As Public Knowledge explained in a recent blog post, the Committee could have addressed its fear of a sudden about-face on rate regulation by a future FCC Chairman simply by defining “rate regulation” as “to set a rate.” That the Committee did not adopt that common-sense amendment – which likely would have led to legislation with broad bipartisan support – strongly suggests that its concern has less to do with rate regulation and more to do with preventing the FCC from investigating practices that may undermine net neutrality protections that Committee leadership has vocally opposed.

By casting the rate regulation prohibition to include “review of the reasonableness” of how broadband providers charge for the delivery of Internet traffic, H.R. 2666 essentially prohibits curiosity.

Fortunately, net neutrality advocates are sharp-eyed readers. Aside from the privacy-related letter mentioned above, a broad coalition of net neutrality advocates sent a letter opposing the bill on a number of grounds similar to those discussed above. The White House has also issued a Statement of Administration Policy announcing its intention to veto the legislation should it clear both Houses.

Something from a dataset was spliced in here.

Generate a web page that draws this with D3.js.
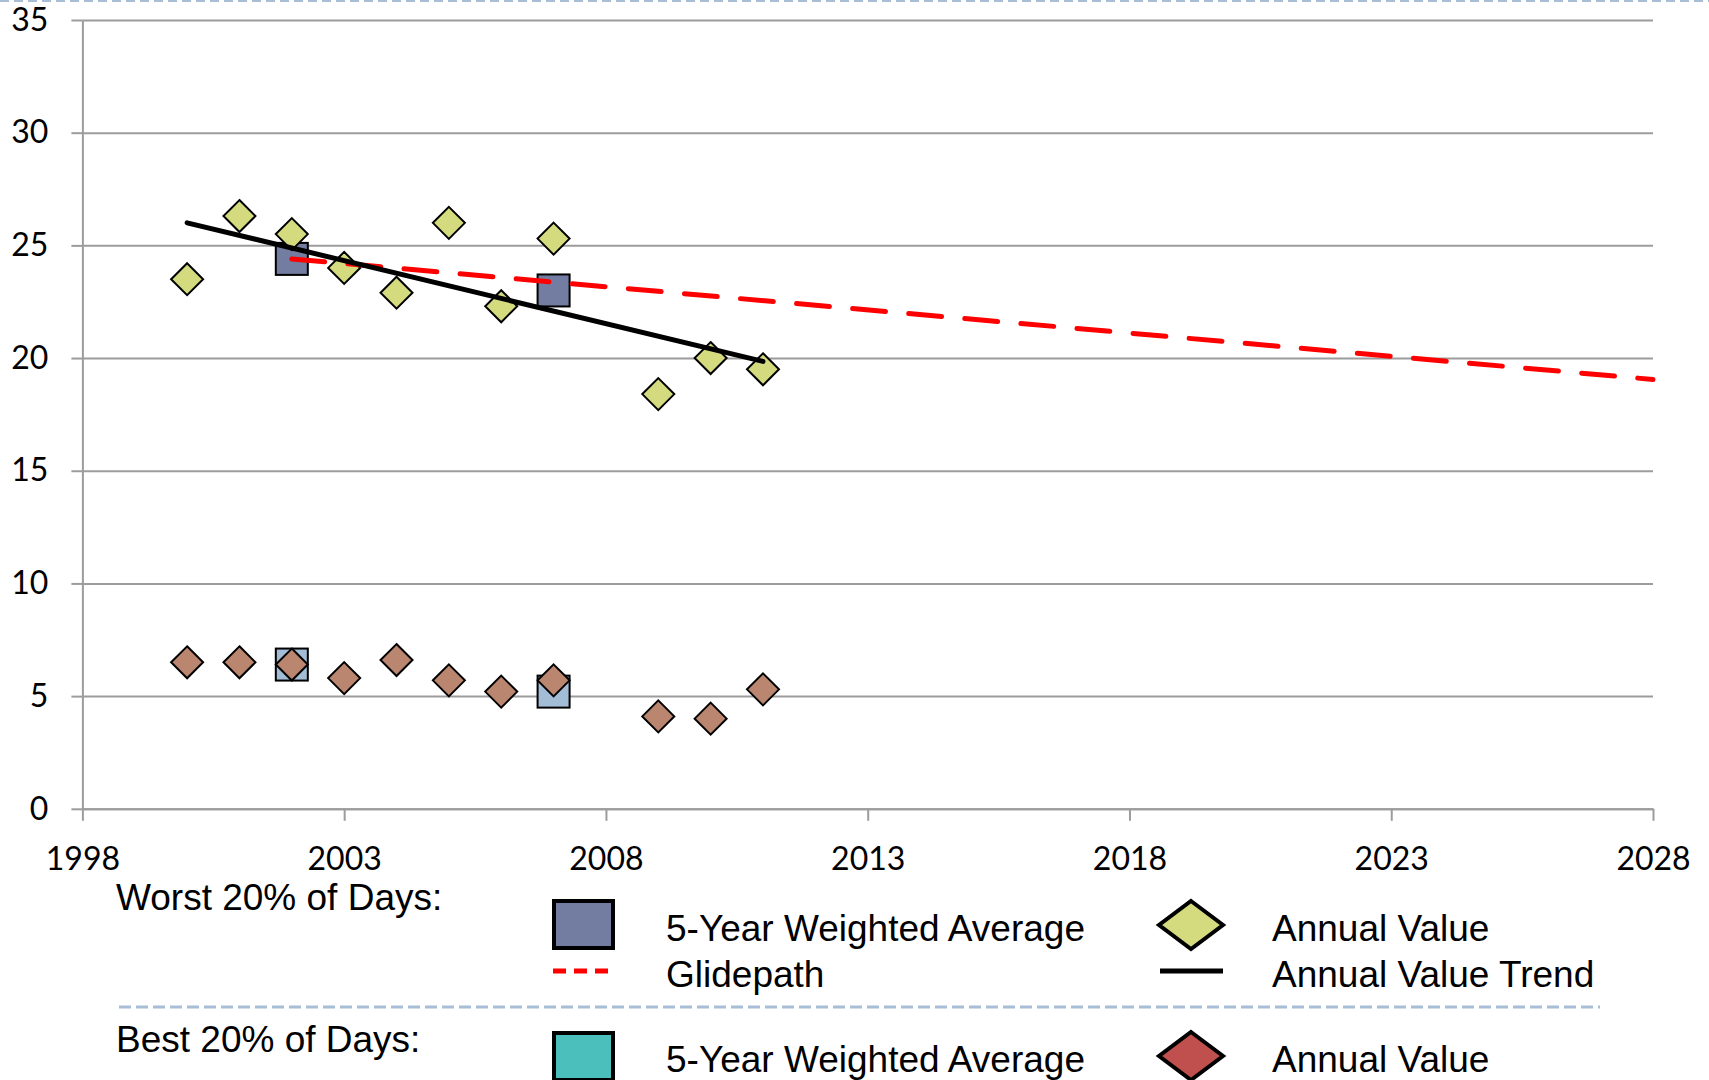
<!DOCTYPE html>
<html>
<head>
<meta charset="utf-8">
<script src="https://cdn.jsdelivr.net/npm/d3@7"></script>
<style>
  body { margin: 0; background: #fff; }
  svg { display: block; }
</style>
</head>
<body>
<div id="chart"></div>
<script>
// values
let annual_years   = [2000, 2001, 2002, 2003, 2004, 2005, 2006, 2007, 2009, 2010, 2011];
let worst_annual   = [23.5, 26.3, 25.5, 24.0, 22.9, 26.0, 22.3, 25.3, 18.4, 20.0, 19.5];
let best_annual    = [6.5, 6.5, 6.4, 5.8, 6.6, 5.7, 5.2, 5.7, 4.1, 4.0, 5.3];
let avg_years      = [2002, 2007];
let worst_avg      = [24.4, 23.0];
let best_avg       = [6.4, 5.2];
let glide_years    = [2002, 2028];
let glide_values   = [24.4, 19.05];
let trend_years    = [2000, 2011];
let trend_values   = [26.0, 19.85];
let x_ticks        = [1998, 2003, 2008, 2013, 2018, 2023, 2028];
let y_ticks        = [0, 5, 10, 15, 20, 25, 30, 35];

let chart_width  = 1709;
let chart_height = 1080;
let plot_left = 82.4, plot_right = 1653, plot_top = 20, plot_bottom = 808.8;

let svg = d3.select('#chart')
  .append('svg')
  .attr('width', chart_width)
  .attr('height', chart_height);

//scales
let x_scale = d3.scaleLinear().domain([1998, 2028]).range([plot_left, plot_right]);
let y_scale = d3.scaleLinear().domain([0, 35]).range([plot_bottom, plot_top]);

// dashed line along the top edge
svg.append('line')
  .attr('x1', 0).attr('x2', chart_width)
  .attr('y1', 1).attr('y2', 1)
  .attr('stroke', '#A7BED6').attr('stroke-width', 2)
  .attr('stroke-dasharray', '9,5');

//grid
svg.append('g')
  .attr('transform', 'translate(' + plot_left + ',0)')
  .call(d3.axisLeft(y_scale).tickValues(y_ticks).tickSize(-(plot_right - plot_left)).tickFormat(''))
  .call(g => g.select('.domain').remove())
  .call(g => g.selectAll('line').attr('stroke', '#9C9C9C').attr('stroke-width', 2));

//axes
svg.append('g')
  .attr('class', 'y-axis')
  .attr('transform', 'translate(' + plot_left + ',0)')
  .call(d3.axisLeft(y_scale).tickValues(y_ticks).tickSize(11).tickSizeOuter(0).tickPadding(23))
  .call(g => g.select('.domain').attr('stroke', '#9C9C9C').attr('stroke-width', 2))
  .call(g => g.selectAll('line').attr('stroke', '#9C9C9C').attr('stroke-width', 2))
  .call(g => g.selectAll('text').attr('font-family', 'Lato, sans-serif').attr('font-size', 32).attr('fill', '#000'));

svg.append('g')
  .attr('class', 'x-axis')
  .attr('transform', 'translate(0,' + plot_bottom + ')')
  .call(d3.axisBottom(x_scale).tickValues(x_ticks).tickFormat(d3.format('d')).tickSize(12).tickSizeOuter(0).tickPadding(26))
  .call(g => g.select('.domain').attr('stroke', '#9C9C9C').attr('stroke-width', 2))
  .call(g => g.selectAll('line').attr('stroke', '#9C9C9C').attr('stroke-width', 2))
  .call(g => g.selectAll('text').attr('font-family', 'Lato, sans-serif').attr('font-size', 32).attr('fill', '#000'));

// marker helpers
let sq = 32;
function diamond(w, h) {
  return 'M0,' + (-h / 2) + 'L' + (w / 2) + ',0L0,' + (h / 2) + 'L' + (-w / 2) + ',0Z';
}

function squares(years, vals, fill) {
  svg.append('g')
    .selectAll('rect')
    .data(years.map((d, i) => [d, vals[i]]))
    .enter()
    .append('rect')
    .attr('x', d => x_scale(d[0]) - sq / 2)
    .attr('y', d => y_scale(d[1]) - sq / 2)
    .attr('width', sq).attr('height', sq)
    .attr('fill', fill).attr('stroke', '#000').attr('stroke-width', 2);
}

function diamonds(years, vals, fill) {
  svg.append('g')
    .selectAll('path')
    .data(years.map((d, i) => [d, vals[i]]))
    .enter()
    .append('path')
    .attr('d', diamond(32, 32))
    .attr('transform', d => 'translate(' + x_scale(d[0]) + ',' + y_scale(d[1]) + ')')
    .attr('fill', fill).attr('stroke', '#000').attr('stroke-width', 2);
}

let line = d3.line().x(d => x_scale(d[0])).y(d => y_scale(d[1]));

//worst 20%
squares(avg_years, worst_avg, '#737CA1');
diamonds(annual_years, worst_annual, '#D4DA7E');

svg.append('path')
  .datum(glide_years.map((d, i) => [d, glide_values[i]]))
  .attr('d', line)
  .attr('fill', 'none').attr('stroke', '#FF0000').attr('stroke-width', 5)
  .attr('stroke-linecap', 'round').attr('stroke-dasharray', '33,23.3');

svg.append('path')
  .datum(trend_years.map((d, i) => [d, trend_values[i]]))
  .attr('d', line)
  .attr('fill', 'none').attr('stroke', '#000').attr('stroke-width', 5)
  .attr('stroke-linecap', 'round');

//best 20%
squares(avg_years, best_avg, '#A4BDD7');
diamonds(annual_years, best_annual, '#BB8670');

//legend
let lg = svg.append('g')
  .attr('font-family', '"Liberation Sans", Arial, sans-serif')
  .attr('font-size', 37)
  .attr('fill', '#000');

lg.append('text').attr('x', 116).attr('y', 910).text('Worst 20% of Days:');
lg.append('text').attr('x', 116).attr('y', 1052).text('Best 20% of Days:');

lg.append('rect').attr('x', 554).attr('y', 901).attr('width', 59).attr('height', 47)
  .attr('fill', '#737CA1').attr('stroke', '#000').attr('stroke-width', 4);
lg.append('rect').attr('x', 554).attr('y', 1033).attr('width', 59).attr('height', 47)
  .attr('fill', '#4BBFBB').attr('stroke', '#000').attr('stroke-width', 4);

lg.append('line').attr('x1', 553).attr('x2', 613).attr('y1', 971).attr('y2', 971)
  .attr('stroke', '#FF0000').attr('stroke-width', 5).attr('stroke-dasharray', '13,8');
lg.append('line').attr('x1', 1160).attr('x2', 1223).attr('y1', 971).attr('y2', 971)
  .attr('stroke', '#000').attr('stroke-width', 5);

lg.append('path').attr('d', diamond(64, 48)).attr('transform', 'translate(1191,925)')
  .attr('fill', '#D4DA7E').attr('stroke', '#000').attr('stroke-width', 4);
lg.append('path').attr('d', diamond(64, 48)).attr('transform', 'translate(1191,1056)')
  .attr('fill', '#C0504D').attr('stroke', '#000').attr('stroke-width', 4);

lg.append('text').attr('x', 666).attr('y', 941).text('5-Year Weighted Average');
lg.append('text').attr('x', 666).attr('y', 987).text('Glidepath');
lg.append('text').attr('x', 1272).attr('y', 941).text('Annual Value');
lg.append('text').attr('x', 1272).attr('y', 987).text('Annual Value Trend');
lg.append('text').attr('x', 666).attr('y', 1072).text('5-Year Weighted Average');
lg.append('text').attr('x', 1272).attr('y', 1072).text('Annual Value');

lg.append('line').attr('x1', 119).attr('x2', 1600).attr('y1', 1007).attr('y2', 1007)
  .attr('stroke', '#A7BED6').attr('stroke-width', 3).attr('stroke-dasharray', '12,5');
</script>
</body>
</html>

Opposition to the legislation does not necessarily mean opposition to data caps, zero-rating arrangements, or financial inducements related to privacy per se. These are complicated, contextual inquiries that require a fair amount of study and deliberation over potential benefits and harms. However, H.R. 2666 prohibits the FCC from even engaging in that deliberation. This, in the final analysis, is the legislation’s most dangerous feature. One of the most essential qualities an effective regulator must have is curiosity into matters relevant to its mission. By casting the rate regulation prohibition to include “review of the reasonableness” of how broadband providers charge for the delivery of Internet traffic, H.R. 2666 essentially prohibits curiosity. For that reason alone, members of Congress should oppose it.